Stephen Hodge replied:

> Well, I did say "as far as I know" !   I have not made it my business
> to check the entire Pali canon since it is not my main area of
> research.  However, it seems likely that DN 27 belongs to a fairly
> late textual stratum, post-dating the Buddha's era and the immediate
> period following it by some time.  This is based on internal liguistic
> evidence -- it uses some terms that would have been anachronistic --
> and doctrinal grounds.   The Pali term "gantha / gandha" (S: grantha)
> means any literary product or composition, though it (later ?) often
> also means a book.

What are the internal linguistic evidence and doctrinal grounds
that suggest it is late? How anachronistic is it? It certainly
must precede the 1000 CE date that we've been given.  On
"gantha/gandha," Hodge writes:

> > Given the ambivalence of the term, it would
> > perhaps be better to look for any mention of the act of writing,
> > scribes, writing materials and so forth.

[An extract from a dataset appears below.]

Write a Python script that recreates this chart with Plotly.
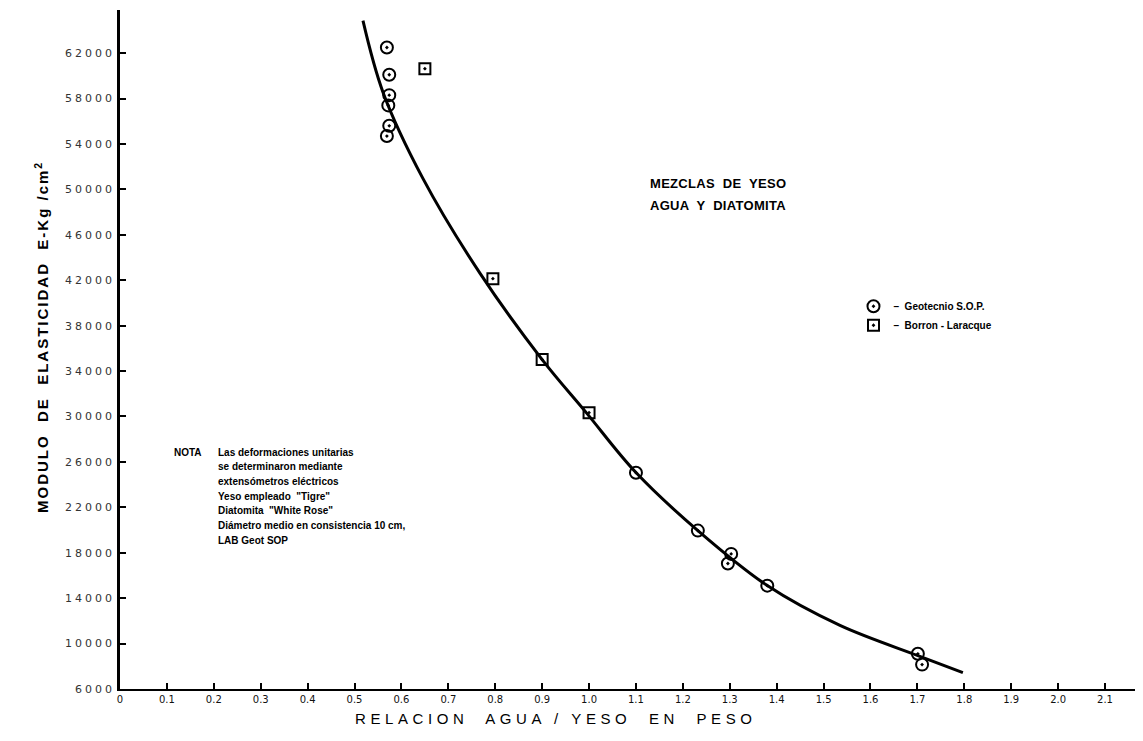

I'm putting forward the only evidence I know. If there are more
explicit passages in the Pali canon, I'd like to see them myself.
But this one, at a minimum, seems suggestive -- as do the
passages in Manuscriti I've already pointed to. Question: Does
anyone know any more?

It would be interesting to reexamine the passages in Panini,
which are of course much earlier. I'm content to step back and
listen to those who know far more than I do.